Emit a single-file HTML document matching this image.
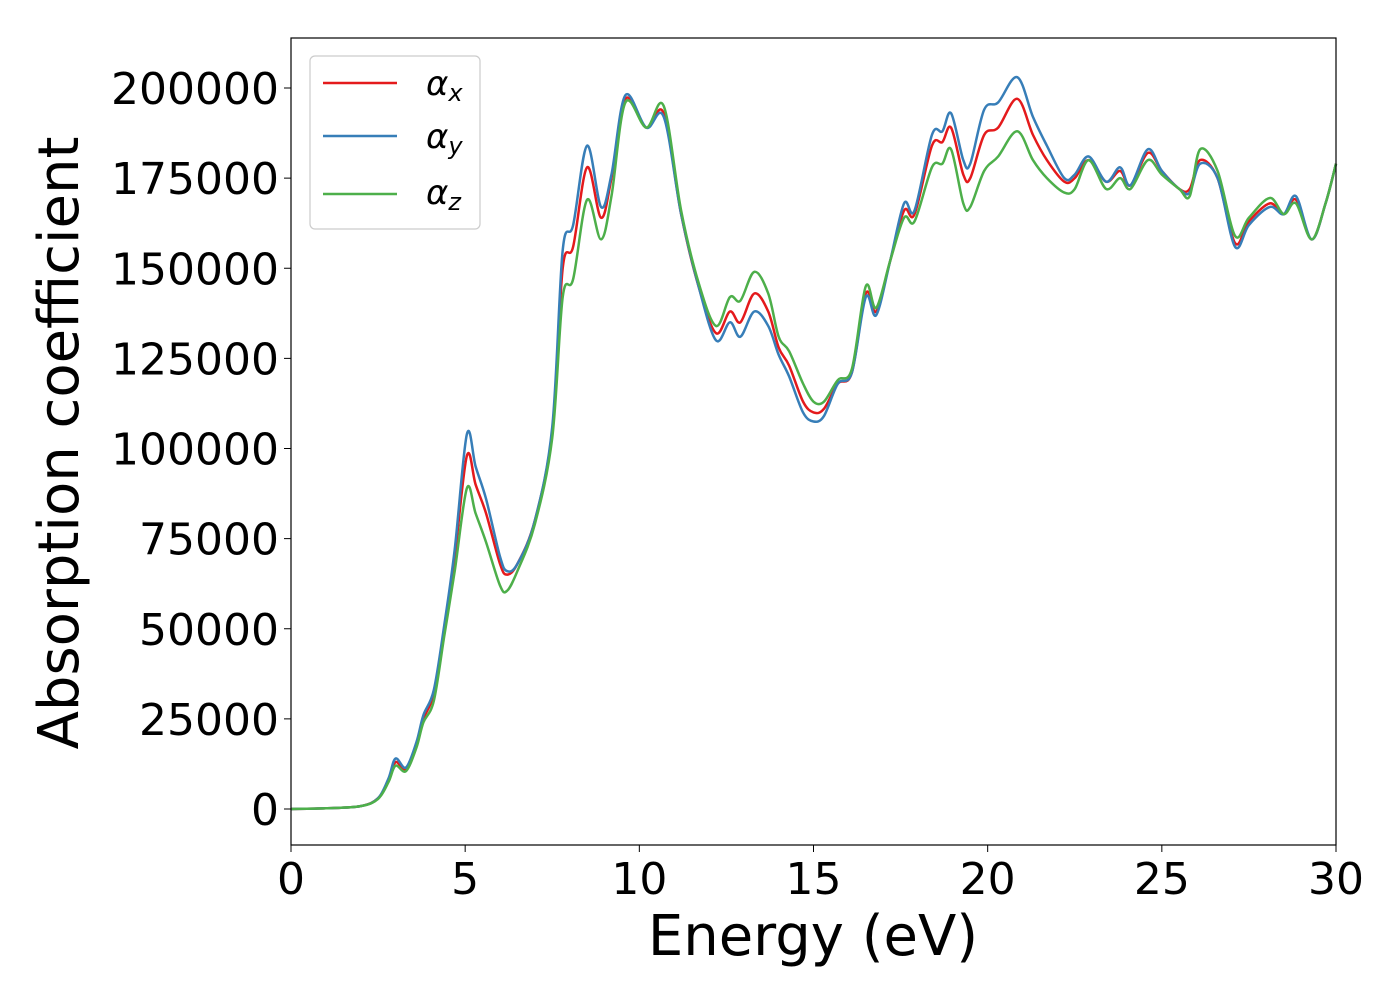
...
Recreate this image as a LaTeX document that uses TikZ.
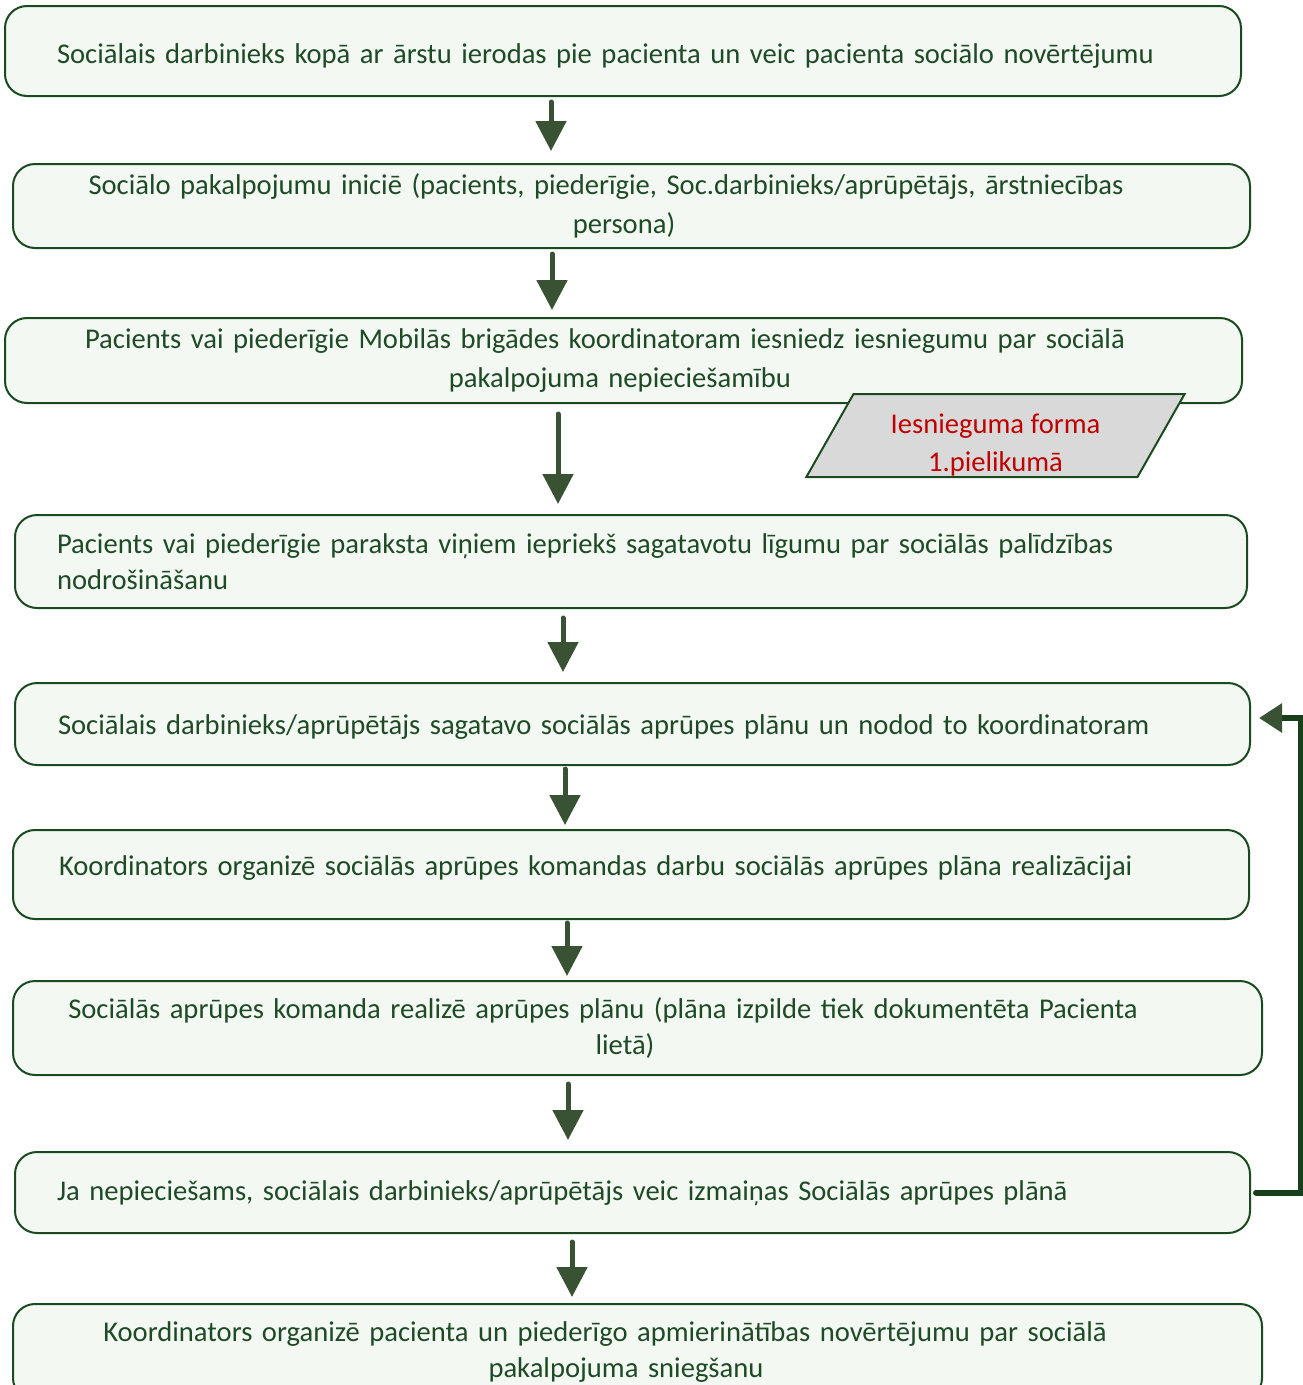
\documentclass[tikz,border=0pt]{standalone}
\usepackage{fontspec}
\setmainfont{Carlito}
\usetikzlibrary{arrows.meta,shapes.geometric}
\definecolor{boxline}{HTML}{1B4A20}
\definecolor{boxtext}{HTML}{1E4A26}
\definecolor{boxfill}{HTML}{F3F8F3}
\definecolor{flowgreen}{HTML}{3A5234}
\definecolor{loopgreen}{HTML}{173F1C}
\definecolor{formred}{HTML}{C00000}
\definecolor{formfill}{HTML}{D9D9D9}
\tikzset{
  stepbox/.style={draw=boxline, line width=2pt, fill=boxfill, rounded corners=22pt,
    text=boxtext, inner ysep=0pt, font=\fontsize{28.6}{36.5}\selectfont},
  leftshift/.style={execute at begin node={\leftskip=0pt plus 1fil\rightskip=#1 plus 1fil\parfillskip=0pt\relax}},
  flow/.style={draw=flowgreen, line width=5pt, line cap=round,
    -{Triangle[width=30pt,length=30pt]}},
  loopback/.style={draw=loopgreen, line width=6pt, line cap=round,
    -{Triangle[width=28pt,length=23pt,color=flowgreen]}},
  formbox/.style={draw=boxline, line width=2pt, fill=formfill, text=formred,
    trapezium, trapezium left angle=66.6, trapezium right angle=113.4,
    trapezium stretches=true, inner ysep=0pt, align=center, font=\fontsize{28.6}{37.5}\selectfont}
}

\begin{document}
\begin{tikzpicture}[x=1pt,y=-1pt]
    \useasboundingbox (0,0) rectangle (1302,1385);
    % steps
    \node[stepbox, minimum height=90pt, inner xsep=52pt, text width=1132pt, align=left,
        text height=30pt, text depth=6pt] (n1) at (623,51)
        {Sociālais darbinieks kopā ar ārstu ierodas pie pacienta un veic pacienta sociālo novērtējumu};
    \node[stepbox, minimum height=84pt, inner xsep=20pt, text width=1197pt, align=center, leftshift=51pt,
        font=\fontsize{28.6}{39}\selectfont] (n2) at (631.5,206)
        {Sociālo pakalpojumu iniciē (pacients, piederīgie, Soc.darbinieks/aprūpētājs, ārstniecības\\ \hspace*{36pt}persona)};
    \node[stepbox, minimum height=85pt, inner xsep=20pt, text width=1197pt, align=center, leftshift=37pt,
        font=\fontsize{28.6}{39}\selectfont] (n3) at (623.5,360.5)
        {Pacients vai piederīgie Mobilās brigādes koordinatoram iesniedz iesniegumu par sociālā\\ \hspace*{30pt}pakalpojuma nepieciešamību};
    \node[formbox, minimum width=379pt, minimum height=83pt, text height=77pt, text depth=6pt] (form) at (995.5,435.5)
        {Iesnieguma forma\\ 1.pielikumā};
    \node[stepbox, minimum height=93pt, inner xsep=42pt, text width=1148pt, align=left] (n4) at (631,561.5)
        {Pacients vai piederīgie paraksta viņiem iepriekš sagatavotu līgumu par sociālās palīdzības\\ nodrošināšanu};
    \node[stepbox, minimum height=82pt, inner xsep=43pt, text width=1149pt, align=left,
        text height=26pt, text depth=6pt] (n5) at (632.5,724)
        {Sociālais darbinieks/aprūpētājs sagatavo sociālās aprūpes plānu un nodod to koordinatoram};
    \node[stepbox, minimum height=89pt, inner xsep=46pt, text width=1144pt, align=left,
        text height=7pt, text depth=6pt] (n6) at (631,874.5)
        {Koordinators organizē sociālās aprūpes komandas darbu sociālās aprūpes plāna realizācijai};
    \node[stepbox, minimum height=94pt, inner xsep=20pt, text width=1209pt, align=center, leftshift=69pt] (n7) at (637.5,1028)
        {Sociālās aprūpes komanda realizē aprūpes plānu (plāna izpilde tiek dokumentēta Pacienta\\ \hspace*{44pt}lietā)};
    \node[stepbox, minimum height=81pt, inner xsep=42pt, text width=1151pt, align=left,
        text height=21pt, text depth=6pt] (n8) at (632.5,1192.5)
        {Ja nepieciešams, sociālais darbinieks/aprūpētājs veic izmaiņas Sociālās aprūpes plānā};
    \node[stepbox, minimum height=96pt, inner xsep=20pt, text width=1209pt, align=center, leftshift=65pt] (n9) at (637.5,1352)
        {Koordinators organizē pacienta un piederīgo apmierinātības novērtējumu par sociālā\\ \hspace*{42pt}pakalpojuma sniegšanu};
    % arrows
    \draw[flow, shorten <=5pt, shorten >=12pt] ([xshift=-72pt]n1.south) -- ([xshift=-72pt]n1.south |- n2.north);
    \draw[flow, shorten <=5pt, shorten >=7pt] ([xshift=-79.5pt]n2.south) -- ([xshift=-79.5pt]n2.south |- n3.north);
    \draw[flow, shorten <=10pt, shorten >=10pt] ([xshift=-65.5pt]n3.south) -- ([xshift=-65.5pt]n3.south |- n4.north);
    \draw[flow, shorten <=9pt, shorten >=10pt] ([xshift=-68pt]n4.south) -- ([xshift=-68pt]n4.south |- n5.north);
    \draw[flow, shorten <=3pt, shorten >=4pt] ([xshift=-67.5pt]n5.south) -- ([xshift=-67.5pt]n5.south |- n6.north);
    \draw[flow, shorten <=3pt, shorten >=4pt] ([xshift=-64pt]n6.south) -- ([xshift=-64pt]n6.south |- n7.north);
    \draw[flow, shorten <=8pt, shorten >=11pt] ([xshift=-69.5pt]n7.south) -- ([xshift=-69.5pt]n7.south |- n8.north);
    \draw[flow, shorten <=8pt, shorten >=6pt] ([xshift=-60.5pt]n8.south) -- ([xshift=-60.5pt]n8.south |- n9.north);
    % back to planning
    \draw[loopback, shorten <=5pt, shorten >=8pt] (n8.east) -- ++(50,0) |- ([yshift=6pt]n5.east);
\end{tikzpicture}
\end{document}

Given problem => Return all lines containing the word "this".

Answer below =>
Emit a single-file HTML document matching this image.
Recreate this image as a LaTeX document that uses TikZ.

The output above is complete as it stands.